Fig. 3.

Regulation of the plastid general import machinery by the ubiquitin–proteasome system (UPS) during developmental transitions. Distinct TOC complexes mediate the import of specific classes (Groups 1 and 2) of nuclear-encoded preproteins into plastids. The specificity of the import complexes is determined by the Toc34–Toc159 family of transit peptide receptors. The relative abundance of distinct TOCs is regulated by the UPS and is required to balance the capacity of distinct import pathways with the changes in gene expression that accompany proteome remodeling during plastid-type transitions. (a) During the transition from non-green plastids to chloroplasts, the abundance of TOC complexes containing Toc132/Toc33 receptors (orange) relative to Toc159/Toc33 receptors (green) is altered to accommodate the import of proteins required for photosynthesis and the transition from chemoautotrophic to photoautotrophic metabolism. UPS-mediated turnover of TOC complexes involves a RING-type E3 ubiquitin ligase (SP1) that polyubiquitinates TOC components. The ubiquitinated TOC components appear to be extracted from the outer membrane and delivered to the 26S proteasome for degradation by the combined activities of the SP2 β-barrel channel protein and the cytosolic Cdc48 AAA+ ATPase. (b) Gibberellic acid (GA) plays an important part in preventing the premature biogenesis of chloroplasts during seed germination. The DELLA transcriptional regulators accumulate in the absence of GA and suppress the transcription of genes associated with germination, including genes required for chloroplast biogenesis. DELLAs also bind to the cytosolic form of the Toc159 protein import receptor, thereby promoting receptor degradation by the UPS and preventing the formation of TOC complexes required for the import and assembly of the photosynthetic machinery. A GA-regulated quality control system also targets cytosolic chloroplast preproteins for UPS degradation to prevent the accumulation of toxic preproteins in the cytosol.

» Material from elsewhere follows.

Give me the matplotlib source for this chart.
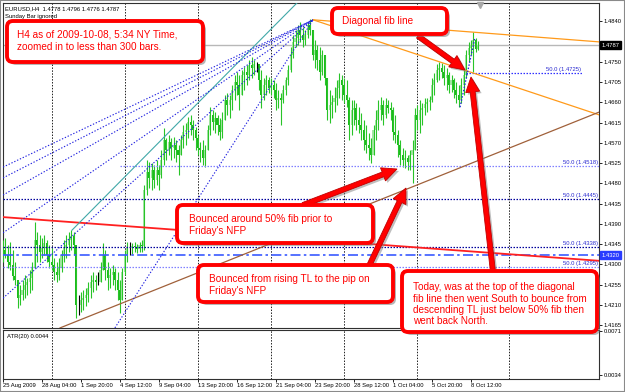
import numpy as np
import matplotlib
matplotlib.use("Agg")
import matplotlib.pyplot as plt
from matplotlib.patches import FancyBboxPatch, FancyArrow, Rectangle

# EURUSD H4 bars, in pips above 1.4000
high_pips = [354, 359, 343, 350, 332, 305, 265, 254, 265, 277, 270, 288, 305, 394, 372, 365, 359, 365, 354, 343,
             336, 314, 305, 314, 332, 354, 365, 372, 376, 372, 343, 232, 239, 243, 248, 261, 277, 283, 277, 283,
             305, 348, 332, 305, 292, 299, 292, 283, 265, 292, 332, 350, 350, 348, 350, 345, 350, 354, 476, 532,
             527, 525, 521, 532, 521, 554, 603, 581, 587, 581, 583, 576, 565, 587, 610, 614, 627, 632, 621, 605,
             587, 572, 576, 565, 610, 649, 643, 638, 632, 625, 638, 676, 681, 676, 698, 720, 727, 720, 732, 738,
             743, 754, 760, 754, 749, 743, 732, 714, 720, 716, 714, 709, 703, 687, 681, 698, 716, 743, 783, 809,
             820, 831, 838, 827, 820, 838, 845, 816, 798, 787, 783, 776, 765, 714, 687, 676, 694, 709, 725, 720,
             714, 709, 672, 665, 665, 658, 649, 636, 621, 610, 592, 581, 610, 643, 665, 672, 665, 669, 665, 661,
             649, 632, 598, 576, 558, 554, 543, 554, 576, 647, 654, 665, 658, 669, 669, 674, 714, 725, 745, 749,
             747, 743, 736, 727, 720, 714, 705, 698, 714, 732, 776, 794, 798, 816, 803, 796]
low_pips = [305, 314, 292, 288, 265, 254, 203, 210, 221, 225, 232, 237, 243, 292, 305, 305, 314, 321, 305, 292,
            288, 265, 261, 265, 283, 305, 314, 328, 332, 321, 181, 188, 194, 199, 208, 217, 225, 239, 243, 254,
            261, 288, 265, 243, 248, 254, 243, 221, 192, 221, 277, 305, 321, 323, 328, 325, 328, 328, 332, 454,
            470, 465, 470, 476, 465, 492, 521, 532, 543, 532, 536, 527, 499, 543, 558, 565, 581, 587, 576, 554,
            543, 527, 521, 516, 554, 587, 598, 592, 587, 576, 581, 621, 632, 625, 643, 665, 676, 643, 676, 687,
            698, 709, 714, 720, 727, 687, 647, 665, 676, 681, 676, 669, 643, 647, 610, 658, 676, 698, 727, 758,
            783, 787, 794, 783, 787, 803, 809, 754, 736, 732, 709, 720, 698, 621, 614, 625, 638, 654, 669, 665,
            658, 649, 576, 587, 610, 598, 592, 576, 554, 547, 532, 525, 554, 576, 598, 621, 610, 625, 636, 621,
            576, 570, 538, 521, 516, 514, 510, 510, 481, 554, 598, 592, 610, 632, 638, 643, 661, 676, 705, 709,
            714, 698, 687, 681, 683, 669, 658, 649, 658, 676, 714, 749, 765, 727, 772, 776]
close_pips = [332, 321, 305, 299, 274, 265, 225, 232, 243, 254, 261, 270, 292, 354, 343, 328, 336, 348, 321, 305,
              299, 283, 277, 292, 321, 336, 343, 354, 363, 343, 210, 210, 221, 225, 232, 248, 261, 265, 261, 261,
              288, 321, 288, 270, 277, 283, 265, 243, 221, 283, 321, 336, 336, 341, 339, 334, 343, 341, 465, 505,
              492, 510, 487, 510, 499, 532, 576, 554, 572, 558, 565, 554, 543, 576, 594, 598, 616, 610, 598, 581,
              558, 554, 536, 554, 598, 632, 616, 625, 610, 594, 621, 665, 654, 665, 687, 705, 698, 676, 720, 727,
              720, 743, 736, 745, 745, 709, 676, 698, 709, 692, 698, 687, 665, 669, 665, 687, 709, 732, 765, 794,
              803, 820, 809, 798, 809, 831, 820, 765, 776, 754, 727, 765, 714, 643, 654, 661, 669, 692, 709, 698,
              676, 665, 610, 643, 647, 621, 610, 598, 576, 565, 558, 543, 598, 621, 643, 654, 632, 654, 647, 643,
              594, 587, 565, 543, 532, 536, 527, 543, 554, 632, 621, 643, 647, 656, 661, 665, 698, 709, 732, 736,
              727, 714, 720, 698, 709, 687, 676, 665, 698, 720, 765, 780, 787, 798, 778, 787]
first_open_pips = 340

# chart objects: (bar index, price)
swing_high = (127.2, 1.4843)
orange_ends = [1.4794, 1.4632]          # price where the two orange lines hit the right edge
brown_tl = [(23.4, 1.4159), (244.5, 1.4638)]
red_tl = [(0.0, 1.4405), (244.5, 1.4308)]
teal_tl = [(28.3, 1.4376), (121.8, 1.4887)]
fan_left = [1.4516, 1.4492, 1.4454, 1.4370, 1.4225]   # fan lines at the left edge
fan_steep = (45.9, 1.4159)
short_fib = [(187.5, 1.4649), (193.6, 1.4803)]
fib_levels = [1.4725, 1.4518, 1.4445, 1.4338, 1.4295]
fib_starts = [190.0, 48.0, 0.0, 0.0, 0.0]
fib_colors = ["#3030ff", "#8080ff", "#00009c", "#00009c", "#8080ff"]
level_1320 = 1.4320
last_price = 1.4787

price_ticks = [1.4840, 1.4750, 1.4705, 1.4660, 1.4615, 1.4570, 1.4525, 1.4480, 1.4435,
               1.4390, 1.4345, 1.4300, 1.4255, 1.4210, 1.4165]
atr_ticks = [0.0071, 0.0034]
date_labels = ["25 Aug 2009", "28 Aug 04:00", "1 Sep 20:00", "4 Sep 12:00", "9 Sep 04:00",
               "13 Sep 20:00", "16 Sep 12:00", "21 Sep 04:00", "23 Sep 20:00", "28 Sep 12:00",
               "1 Oct 04:00", "5 Oct 20:00", "8 Oct 12:00"]
date_bars = [0, 16, 32, 48, 64, 80, 96, 112, 128, 144, 160, 176, 192]
week_seps = [20, 50, 80, 110, 140, 170, 207.5]

W, H = 625, 392
small = dict(fontsize=4.2, family="Liberation Sans")
fig = plt.figure(figsize=(W / 100, H / 100), dpi=100)
fig.patch.set_facecolor("white")


def px_axes(x0, y0, x1, y1):
    return fig.add_axes([x0 / W, 1 - y1 / H, (x1 - x0) / W, (y1 - y0) / H])


ax = px_axes(3, 3, 599, 328)
atr = px_axes(3, 330, 599, 379)
for a in (ax, atr):
    a.set_xlim(0, 244.5)
    for s in a.spines.values():
        s.set_color("#303030")
        s.set_linewidth(0.8)
    for b in week_seps:
        a.axvline(b, color="#202020", lw=0.7, ls=(0, (1.5, 1.5)), zorder=1)
    a.yaxis.tick_right()
    a.tick_params(axis="y", length=2, width=0.6, pad=1.5, labelsize=4.2)
ax.set_ylim(1.41588, 1.48803)
atr.set_ylim(0.00306, 0.00718)
ax.set_xticks([])
ax.set_yticks(price_ticks)
ax.set_yticklabels(["%.4f" % p for p in price_ticks], family="Liberation Sans")
atr.set_yticks(atr_ticks)
atr.set_yticklabels(["%.4f" % p for p in atr_ticks], family="Liberation Sans")
atr.set_xticks(date_bars)
atr.set_xticklabels(date_labels, ha="left", family="Liberation Sans")
atr.tick_params(axis="x", length=2, width=0.6, pad=1, labelsize=4.2)

# candles
hi = 1.4 + np.array(high_pips) / 1e4
lo = 1.4 + np.array(low_pips) / 1e4
cl = 1.4 + np.array(close_pips) / 1e4
op = np.r_[1.4 + first_open_pips / 1e4, cl[:-1]]
x = np.arange(len(cl))
up = cl > op + 1e-6
dn = cl < op - 1e-6
doji = ~(up | dn)
top = np.maximum(hi, np.maximum(op, cl))
bot = np.minimum(lo, np.minimum(op, cl))
ax.bar(x[up], (cl - op)[up], bottom=op[up], width=0.85, color="#a6e6a6", zorder=3)
ax.bar(x[dn], (cl - op)[dn], bottom=op[dn], width=0.85, color="#1cba1c", zorder=3)
ax.vlines(x[~doji], bot[~doji], top[~doji], color="#28c428", lw=0.8, zorder=4)
ax.vlines(x[doji], bot[doji], top[doji], color="black", lw=0.8, zorder=4)

# horizontal objects
ax.axhline(last_price, color="#b8b8b8", lw=1, zorder=2)
for lvl, st, col in zip(fib_levels, fib_starts, fib_colors):
    end = 237.7 if lvl == fib_levels[0] else 244.5
    ax.plot([st, end], [lvl, lvl], color=col, lw=0.9, ls=(0, (1.2, 1.2)), zorder=5)
    ax.text(end - 0.5, lvl + 0.0002, "50.0 (%.4f)" % lvl, color="#2a2ad0", ha="right", va="bottom",
            zorder=6, **small)
ax.plot([0, 244.5], [level_1320, level_1320], color="#3a5aff", lw=1.2, ls=(0, (6, 2, 1.5, 2)), zorder=5)

# trend lines
for p in orange_ends:
    ax.plot([swing_high[0], 244.5], [swing_high[1], p], color="#ff9a1a", lw=0.9, zorder=5)
ax.plot(*zip(*brown_tl), color="#a0603a", lw=0.9, zorder=5)
ax.plot(*zip(*red_tl), color="#ff2020", lw=1.3, zorder=5)
ax.plot(*zip(*teal_tl), color="#40a8a8", lw=0.8, zorder=5)
for p in fan_left:
    ax.plot([0, swing_high[0]], [p, swing_high[1]], color="#2020e0", lw=0.8, ls=(0, (1.2, 1.6)), zorder=5)
ax.plot([fan_steep[0], swing_high[0]], [fan_steep[1], swing_high[1]], color="#2020e0", lw=0.8,
        ls=(0, (1.2, 1.6)), zorder=5)
ax.plot(*zip(*short_fib), color="#2020e0", lw=0.9, ls=(0, (1.2, 1.4)), zorder=5)

# chart shift marker
ax.plot(195.7, 1.4876, marker="v", color="#a8a8a8", ms=4, clip_on=False, zorder=6)

# price boxes on the axis
yt = ax.get_yaxis_transform()
ax.text(1.004, last_price, "%.4f" % last_price, transform=yt, color="white", va="center", ha="left",
        bbox=dict(boxstyle="square,pad=0.25", fc="black", ec="black"), zorder=7, clip_on=False, **small)
ax.text(1.004, level_1320, "%.4f" % level_1320, transform=yt, color="white", va="center", ha="left",
        bbox=dict(boxstyle="square,pad=0.25", fc="#2a3cff", ec="#2a3cff"), zorder=7, clip_on=False, **small)

# header texts
ax.text(0.004, 0.99, "EURUSD,H4  1.4778 1.4796 1.4776 1.4787", transform=ax.transAxes, va="top", **small)
ax.text(0.004, 0.965, "Sunday Bar ignored", transform=ax.transAxes, va="top", **small)
atr.text(0.007, 0.92, "ATR(20) 0.0044", transform=atr.transAxes, va="top", **small)

# annotation overlay in pixel coordinates
ov = fig.add_axes([0, 0, 1, 1])
ov.set_xlim(0, W)
ov.set_ylim(H, 0)
ov.axis("off")
red = "#ff0000"
big = dict(fontsize=7.2, family="Liberation Sans", color="#ff0000", va="center", ha="left")

boxes = [
    ((7, 21, 203, 62), 17, [34.5, 47], ["H4 as of 2009-10-08, 5:34 NY Time,", "zoomed in to less than 300 bars."]),
    ((332, 8, 447, 34), 342, [21], ["Diagonal fib line"]),
    ((177, 205, 373, 243), 189, [219, 231], ["Bounced around 50% fib prior to", "Friday's NFP"]),
    ((198, 265, 393, 302), 209, [279, 291], ["Bounced from rising TL to the pip on", "Friday's NFP"]),
    ((402, 271, 597, 332), 413, [287, 298.5, 310, 321.5],
     ["Today, was at the top of the diagonal", "fib line then went South to bounce from",
      "descending TL just below 50% fib then", "went back North."]),
]
arrows = [((418, 36), (465, 70)), ((303, 205), (397, 169)), ((369, 266), (406, 188)), ((493, 272), (471, 77))]

for (tx, ty), (hx, hy) in arrows:
    ov.add_patch(FancyArrow(tx + 2, ty + 2, hx - tx, hy - ty, width=5, head_width=14, head_length=15,
                            length_includes_head=True, fc="#808080", ec="none", alpha=0.5, zorder=8))
    ov.add_patch(FancyArrow(tx, ty, hx - tx, hy - ty, width=5, head_width=14, head_length=15,
                            length_includes_head=True, fc=red, ec="#c00000", lw=0.6, zorder=9))

for (x0, y0, x1, y1), tx, tys, lines in boxes:
    ov.add_patch(FancyBboxPatch((x0 + 3, y0 + 3), x1 - x0, y1 - y0, boxstyle="round,pad=0,rounding_size=6",
                                fc="#7a7a7a", ec="none", alpha=0.55, zorder=10))
    ov.add_patch(FancyBboxPatch((x0, y0), x1 - x0, y1 - y0, boxstyle="round,pad=0,rounding_size=6",
                                fc="white", ec=red, lw=2.8, zorder=11))
    for ty, s in zip(tys, lines):
        ov.text(tx, ty, s, zorder=12, **big)

fig.patches.append(Rectangle((0, 0), 1, 1, transform=fig.transFigure, fill=False, ec="#8a8a8a", lw=1.5))
fig.savefig("out.png", dpi=100, facecolor="white")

During germination, increased GA promotes UPS-mediated degradation of DELLAs via the GA–Gibberellin insensitive dwarf1 (GID) complex, the F-box protein SLY1, and the SCF E3 ligase, thereby inducing the expression of genes required for assembly of the photosynthetic machinery, while simultaneously allowing Toc159 to assemble with other TOC components to form complexes required for chloroplast biogenesis.